Questo come molti altri miei progetti, forse sarà destinato a rimanere per sempre solo sulla carta (peccato perché è una bella sceneggiatura, una rilettura in chiave moderna invece di un gotico ottocentesco di quello che secondo me è uno dei migliori film di mio padre.) Me ne frego di quello che avrebbe potuto dire la critica, sarebbe stato un meraviglioso omaggio alla carriera di un regista da parte del figlio.

Anche il progetto The Book – The Italian Masters Return, che aveva fatto gridare al miracolo molti appassionati di cinema di genere, è purtroppo naufragato.

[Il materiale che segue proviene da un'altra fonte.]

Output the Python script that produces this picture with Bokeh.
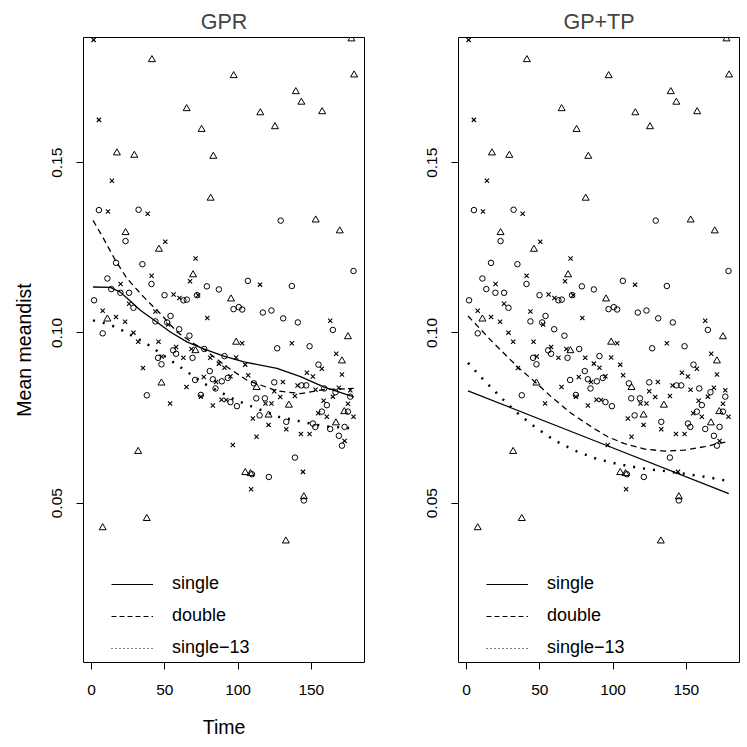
from bokeh.plotting import figure
from bokeh.layouts import row
from bokeh.models import Range1d, FixedTicker, Legend, LegendItem
from bokeh.embed import file_html
from bokeh.resources import INLINE

FONT = "Liberation Sans"
NAN = float("nan")

# ---- scatter data (same in both panels) ----
tri_x = [41.2, 97.0, 177.4, 179.2, 139.4, 143.2, 157.4, 115.2, 125.2, 64.9, 75.1, 17.3, 29.2, 83.1,
         81.3, 153.0, 169.4, 23.2, 46.0, 69.3, 95.2, 10.8, 175.0, 98.7, 170.9, 70.9, 47.7, 112.6,
         134.7, 120.8, 172.5, 166.8, 31.8, 104.9, 108.5, 144.9, 37.7, 7.6, 132.6]
tri_y = [0.1803, 0.1756, 0.1864, 0.1758, 0.1709, 0.1678, 0.1650, 0.1647, 0.1606, 0.1659, 0.1598, 0.1529, 0.1522, 0.1519,
         0.1396, 0.1332, 0.1300, 0.1295, 0.1246, 0.1171, 0.1100, 0.1041, 0.0989, 0.0973, 0.0918, 0.0948, 0.0853, 0.0840,
         0.0788, 0.0759, 0.0769, 0.0736, 0.0652, 0.0590, 0.0587, 0.0519, 0.0455, 0.0428, 0.0389]

crs_x = [1.4, 5.0, 13.9, 11.2, 38.3, 50.3, 71.0, 41.0, 67.2, 19.8, 115.0, 56.0, 60.0, 72.7, 79.0, 25.6,
         7.6, 16.7, 22.9, 43.6, 52.3, 162.9, 28.6, 31.8, 45.7, 102.8, 136.7, 167.0, 35.1, 170.9, 57.7,
         47.9, 62.7, 68.2, 81.0, 98.7, 86.9, 90.7, 104.9, 106.9, 76.6, 85.0, 94.8, 64.8, 74.6, 82.8,
         88.7, 91.9, 53.6, 130.6, 140.6, 147.0, 151.1, 157.2, 152.9, 164.7, 168.8, 176.6, 118.7, 122.8,
         124.7, 128.8, 138.8, 158.4, 175.0, 154.7, 160.6, 178.8, 172.7, 142.9, 148.8, 132.9, 110.1,
         120.8, 112.6, 96.4, 108.9, 144.3]
crs_y = [0.1861, 0.1626, 0.1447, 0.1357, 0.1350, 0.1268, 0.1219, 0.1168, 0.1152, 0.1144, 0.1142, 0.1113, 0.1103, 0.1111, 0.1044, 0.1086,
         0.1065, 0.1047, 0.1033, 0.1063, 0.1025, 0.1036, 0.1001, 0.0974, 0.0974, 0.0970, 0.0970, 0.0939, 0.0897, 0.0878, 0.0959,
         0.0931, 0.0927, 0.0953, 0.0927, 0.0928, 0.0910, 0.0898, 0.0907, 0.0876, 0.0871, 0.0856, 0.0873, 0.0841, 0.0813, 0.0787,
         0.0804, 0.0803, 0.0793, 0.0856, 0.0846, 0.0883, 0.0872, 0.0895, 0.0833, 0.0813, 0.0839, 0.0832, 0.0793, 0.0793,
         0.0829, 0.0812, 0.0815, 0.0801, 0.0792, 0.0764, 0.0754, 0.0754, 0.0683, 0.0703, 0.0703, 0.0717, 0.0749,
         0.0730, 0.0695, 0.0671, 0.0541, 0.0592]

cir_x = [5.0, 32.1, 129.1, 23.2, 16.7, 34.7, 178.8, 10.8, 40.9, 106.7, 136.7, 78.7, 86.9, 13.5, 19.7, 25.6,
         49.8, 62.7, 65.0, 72.0, 1.7, 96.9, 100.5, 102.8, 116.9, 122.8, 130.8, 140.8, 164.7, 28.6, 43.6,
         53.9, 51.6, 59.8, 66.8, 7.6, 126.7, 148.8, 55.7, 57.7, 45.4, 47.7, 68.9, 76.9, 90.7, 70.7, 80.7,
         82.8, 84.6, 88.9, 93.0, 74.6, 94.8, 99.2, 37.7, 110.8, 124.7, 143.3, 146.5, 154.9, 158.8, 166.5,
         176.6, 112.4, 118.3, 160.6, 157.2, 175.0, 172.7, 162.9, 151.1, 152.7, 168.8, 170.9, 132.9, 114.7,
         138.8, 109.5, 121.0, 144.9]
cir_y = [0.1361, 0.1362, 0.1330, 0.1270, 0.1206, 0.1202, 0.1182, 0.1160, 0.1144, 0.1153, 0.1138, 0.1137, 0.1128, 0.1129, 0.1118, 0.1118,
         0.1111, 0.1096, 0.1098, 0.1111, 0.1096, 0.1070, 0.1076, 0.1069, 0.1060, 0.1066, 0.1043, 0.1031, 0.1009, 0.1074, 0.1034,
         0.1050, 0.1031, 0.1011, 0.0992, 0.0999, 0.0955, 0.0961, 0.0949, 0.0939, 0.0927, 0.0908, 0.0927, 0.0953, 0.0932, 0.0862, 0.0888,
         0.0864, 0.0837, 0.0858, 0.0868, 0.0818, 0.0797, 0.0785, 0.0817, 0.0852, 0.0855, 0.0846, 0.0846, 0.0907, 0.0837, 0.0826,
         0.0813, 0.0808, 0.0808, 0.0788, 0.0769, 0.0769, 0.0724, 0.0718, 0.0734, 0.0724, 0.0698, 0.0669, 0.0739, 0.0758,
         0.0634, 0.0585, 0.0577, 0.0508]

# ---- fitted curves ----
gpr_single_x = [1, 12.8, 19.6, 26.4, 33.3, 44.0, 53.8, 65.1, 76.1, 90.2, 104, 126.6, 142.6, 159.2, 179]
gpr_single_y = [0.1135, 0.1134, 0.1120, 0.1094, 0.1067, 0.1034, 0.1003, 0.0974, 0.0954, 0.0932, 0.0915, 0.0896, 0.0872, 0.0840, 0.0812]
gpr_double_x = [1, 8.2, 16.2, 24.2, 35.5, 46.9, 58.3, 69.7, 76.1, 92.5, 106.1, 126.6, 142.6, 159.2, 179]
gpr_double_y = [0.1331, 0.1277, 0.1214, 0.1160, 0.1106, 0.1057, 0.1003, 0.0969, 0.0954, 0.0900, 0.0861, 0.0830, 0.0822, 0.0834, 0.0837]
gpr_s13_x = [1, 8.9, 16.2, 23.8, 37.4, 57.2, 76.5, 98.2, 113, 127.7, 143.7, 158.5, 174.5, 179]
gpr_s13_y = [0.1037, 0.1029, 0.1018, 0.1001, 0.0969, 0.0910, 0.0852, 0.0803, 0.0778, 0.0754, 0.0739, 0.0726, 0.0721, 0.0720]

gptp_single_x = [1, 90, 179]
gptp_single_y = [0.0830, 0.0679, 0.0528]
gptp_double_x = [1, 16.7, 34.9, 47.9, 57.7, 71.4, 85.0, 96.4, 107.8, 121.5, 135.1, 148.8, 162.5, 179]
gptp_double_y = [0.1050, 0.0978, 0.0900, 0.0852, 0.0813, 0.0764, 0.0725, 0.0695, 0.0675, 0.0659, 0.0653, 0.0656, 0.0666, 0.0682]
gptp_s13_x = [1, 11.3, 22.4, 34.0, 46.3, 59.8, 74.1, 88.9, 104.4, 120.1, 135.8, 151.5, 167.5, 179]
gptp_s13_y = [0.0912, 0.0864, 0.0815, 0.0767, 0.0725, 0.0685, 0.0654, 0.0630, 0.0614, 0.0602, 0.0594, 0.0585, 0.0574, 0.0565]

x_ticks = [0, 50, 100, 150]
y_ticks = [0.05, 0.10, 0.15]
y_tick_labels = ["0.05", "0.10", "0.15"]
legend_labels = ["single", "double", "single\u221213"]


def panel(title, curves, width, left, right, xlabel, ylabel):
    p = figure(width=width, height=745, output_backend="svg", toolbar_location=None,
               x_range=Range1d(-5.5, 186.3), y_range=Range1d(0.0032, 0.1868),
               min_border_left=left, min_border_right=right, min_border_top=37, min_border_bottom=83)
    p.background_fill_color = "white"
    p.border_fill_color = "white"
    p.outline_line_color = "black"
    p.outline_line_width = 1
    p.grid.visible = False

    p.title.text = title
    p.title.align = "center"
    p.title.text_font = FONT
    p.title.text_font_size = "21.5px"
    p.title.text_font_style = "normal"
    p.title.standoff = 8

    for ax in (p.xaxis[0], p.yaxis[0]):
        ax.axis_line_color = None
        ax.major_tick_out = 7
        ax.major_tick_in = 0
        ax.major_tick_line_color = "black"
        ax.minor_tick_line_color = None
        ax.major_label_text_font = FONT
        ax.major_label_text_font_size = "15.5px"
        ax.major_label_text_color = "black"
        ax.axis_label_text_font = FONT
        ax.axis_label_text_font_size = "19.5px"
        ax.axis_label_text_font_style = "normal"
        ax.axis_label_text_color = "black"
    p.xaxis.ticker = FixedTicker(ticks=x_ticks)
    p.yaxis.ticker = FixedTicker(ticks=y_ticks)
    p.yaxis.major_label_overrides = {t: l for t, l in zip(y_ticks, y_tick_labels)}
    p.yaxis.major_label_orientation = "vertical"
    p.xaxis.major_label_standoff = 15
    p.yaxis.major_label_standoff = 14
    if xlabel:
        p.xaxis.axis_label = xlabel
        p.xaxis.axis_label_standoff = 18
    if ylabel:
        p.yaxis.axis_label = ylabel
        p.yaxis.axis_label_standoff = 15

    p.scatter(cir_x, cir_y, marker="circle", size=5.5, fill_color=None, line_color="black", line_width=1)
    p.scatter(crs_x, crs_y, marker="x", size=6, line_color="black", line_width=1.1)
    p.scatter(tri_x, tri_y, marker="triangle", size=7, fill_color=None, line_color="black", line_width=1)

    (sx, sy), (dx, dy), (tx, ty) = curves
    p.line(sx, sy, line_color="black", line_width=1.3)
    p.line(dx, dy, line_color="black", line_width=1.3, line_dash="6 4")
    p.line(tx, ty, line_color="black", line_width=2.5, line_dash="2 8")

    # legend proxies (thin lines, as in the reference key); they draw nothing in the plot
    r1 = p.line([NAN], [NAN], line_color="black", line_width=1)
    r2 = p.line([NAN], [NAN], line_color="black", line_width=1, line_dash="5 3")
    r3 = p.line([NAN], [NAN], line_color="black", line_width=1, line_dash="1 3")
    leg = Legend(items=[LegendItem(label=legend_labels[0], renderers=[r1]),
                        LegendItem(label=legend_labels[1], renderers=[r2]),
                        LegendItem(label=legend_labels[2], renderers=[r3])],
                 location=(28, 4))
    leg.border_line_color = None
    leg.background_fill_alpha = 0
    leg.label_text_font = FONT
    leg.label_text_font_size = "18px"
    leg.label_text_color = "black"
    leg.glyph_width = 42
    leg.glyph_height = 20
    leg.label_height = 20
    leg.spacing = 11
    leg.padding = 0
    leg.margin = 0
    leg.label_standoff = 19
    p.add_layout(leg)
    return p


p1 = panel("GPR", [(gpr_single_x, gpr_single_y), (gpr_double_x, gpr_double_y), (gpr_s13_x, gpr_s13_y)],
           382, 83, 18, "Time", "Mean meandist")
p2 = panel("GP+TP", [(gptp_single_x, gptp_single_y), (gptp_double_x, gptp_double_y), (gptp_s13_x, gptp_s13_y)],
           362, 76, 5, None, None)

layout = row(p1, p2)
open("out.html", "w").write(file_html(layout, INLINE))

Quali sono le difficoltà che la casa di produzione ha incontrato?

Ah, a saperlo. Un società di produzione canadese, non si è mai visto un passo fatto seriamente, eppure erano riusciti ad ottenere il consenso di 10 o 12 registi di genere della vecchia scuola, la maggior parte con nomi importanti, che si prestavano a realizzare con pochissimi denari un corto ciascuno di una ventina di minuti, facendo così due film lungometraggio uniti da un filo comune. Peccato ci saremmo divertiti tra vecchi amici (vecchi sicuramente ahah).

Quali sono i suoi progetti futuri?

Ho molti progetti per questo e il prossimo anno, per fortuna visto che nei passati due anni non siamo riusciti a mettere in piedi praticamente nulla, tutti progetti cancellati o slittati. Speriamo che questo sia l’inizio di un’annata migliore. Tornando ai film, dovrei realizzare un nuovo film sull’eroe Salgariano per eccellenza, Sandokan, un film e due puntate televisive. Lo realizzeremo tutto in India e siamo gia in preparazione, le riprese sono previste per l’autunno. Poi ho altri film, sempre di genere, due action/horror e un film di pura azione sulle arti marziali, un nostro omaggio al genere come fece Tarantino con Kill Bill. Sto anche scrivendo due serie per la televisione, sempre più vicine al cinema di genere che alla fiction.

La ringrazio. Vuole aggiungere qualcosa?

Dato che non ci sono altre domande vi ringrazio per la simpatica intervista e approfitto per salutare tutti i vostri lettori amanti del cinema di genere.